Opeens zal hij naar zijn tempel komen, de Heer naar wie jullie uitzien.

Maleachi 3:1

Plotseling staat Jezus op het tempelplein in Jeruzalem. Hij jaagt met een zelfgemaakte zweep de offerdieren weg. Runderen en schapen rennen in paniek de poort uit. Duiven fladderen op. Hij smijt de tafels om, zodat heilige munten en heidens wisselgeld door elkaar over de grond rollen. Ook de kooplui slaat hij het plein af.

Jezus is verontwaardigd. Dit zou een gebedshuis moeten zijn, een aanbiddingsplaats, maar er is een verkooppunt van gemaakt. Mensen moeten vanalles kopen om te voldoen.

‘Weg ermee! Jullie maken een markt van het huis van mijn Vader!’ (Joh. 2:16).

 

Jezus’ eerste optreden in Jeruzalem is direct een confrontatie. De neiging van mensen om Gods zegen te manipuleren met godsdienstige rituelen en handelingen wordt hardhandig aan de kaak gesteld.

De Joden accepteren dat niet. Ze vragen Jezus om een teken waarmee Hij zijn volmacht kan bewijzen. Maar Jezus wil alleen maar op zichzelf wijzen.

‘Breek deze tempel maar af, en ik zal hem in drie dagen weer opbouwen’ (Joh. 2:19).

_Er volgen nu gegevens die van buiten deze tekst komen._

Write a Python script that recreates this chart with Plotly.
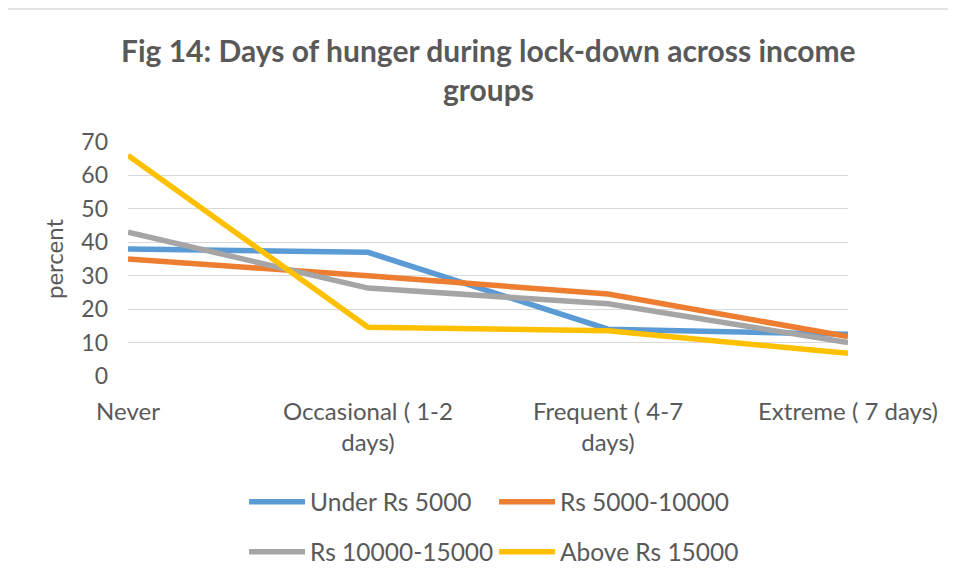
import plotly.graph_objects as go

categories = ["Never", "Occasional ( 1-2<br>days)", "Frequent ( 4-7<br>days)", "Extreme ( 7 days)"]
series_names = ["Under Rs 5000", "Rs 5000-10000", "Rs 10000-15000", "Above Rs 15000"]
under_5000 = [38, 37, 14, 12.5]
rs_5000_10000 = [35, 30, 24.5, 11.8]
rs_10000_15000 = [43, 26.3, 21.6, 10]
above_15000 = [66, 14.6, 13.5, 6.8]
colors = ["#5B9BD5", "#ED7D31", "#A5A5A5", "#FFC000"]
y_ticks = [0, 10, 20, 30, 40, 50, 60, 70]
title_lines = ["Fig 14: Days of hunger during lock-down across income", "groups"]

FONT = "Lato, Liberation Sans, sans-serif"
TXT = "#595959"

fig = go.Figure()
all_values = [under_5000, rs_5000_10000, rs_10000_15000, above_15000]
legend_ids = ["legend", "legend2", "legend3", "legend4"]
for name, vals, col, lg in zip(series_names, all_values, colors, legend_ids):
    fig.add_trace(go.Scatter(
        x=categories, y=vals, name=name, mode="lines",
        line=dict(color=col, width=5.5), legend=lg,
    ))

legend_common = dict(
    orientation="h", xanchor="left", yanchor="middle",
    xref="container", yref="container",
    font=dict(size=24.5, color=TXT), itemwidth=56, bgcolor="rgba(0,0,0,0)",
)

fig.update_layout(
    width=948, height=573,
    margin=dict(l=120, r=108, t=134, b=205, autoexpand=False),
    paper_bgcolor="white", plot_bgcolor="white",
    font=dict(family=FONT, color=TXT, size=22),
    xaxis=dict(
        type="category", range=[0, 3], showgrid=False, zeroline=False,
        showline=False, ticks="", tickfont=dict(size=24, color=TXT),
        tickangle=0, ticklabelstandoff=19,
    ),
    yaxis=dict(
        range=[0, 70], tickvals=y_ticks, showgrid=True, gridcolor="#D9D9D9",
        gridwidth=1.3, zeroline=False, showline=False, ticks="",
        tickfont=dict(size=23, color=TXT), ticklabelstandoff=19,
        title=dict(text="percent", font=dict(size=24, color=TXT), standoff=10),
    ),
    legend=dict(x=0.249, y=0.138, **legend_common),
    legend2=dict(x=0.5127, y=0.138, **legend_common),
    legend3=dict(x=0.249, y=0.051, **legend_common),
    legend4=dict(x=0.5127, y=0.051, **legend_common),
    showlegend=True,
)

fig.add_annotation(text="<b>" + title_lines[0] + "</b>", xref="paper", yref="paper",
                   x=0.5, y=1.392, xanchor="center", yanchor="middle", showarrow=False,
                   font=dict(size=30, color=TXT, family=FONT))
fig.add_annotation(text="<b>" + title_lines[1] + "</b>", xref="paper", yref="paper",
                   x=0.5, y=1.225, xanchor="center", yanchor="middle", showarrow=False,
                   font=dict(size=30, color=TXT, family=FONT))

fig.add_shape(type="rect", xref="paper", yref="paper", x0=-0.171, x1=1.3, y0=-1.5, y1=1.568,
              line=dict(color="#D9D9D9", width=1.5), fillcolor="rgba(0,0,0,0)", layer="below")

fig.write_html("out.html")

Jezus is er fel op. De offerrituelen zullen niet volstaan. De tempel heeft zijn tijd gehad. Jezus is gekomen om daar voorgoed mee af te rekenen. God zal niet langer op afstand gehouden kunnen worden – Hij wil in mensen wonen. Daar zal de plaats zijn van gebed en intimiteit. Jezus zelf zal zijn Vader jou en mij als zijn woonplaats aanbieden.

Kijk met wat een hartstocht en ijver Hij dat doet; het zal Hem uiteindelijk zijn leven kosten. Hij zal de oude rituelen en wetten tot een einde brengen en na drie dagen een nieuw begin maken.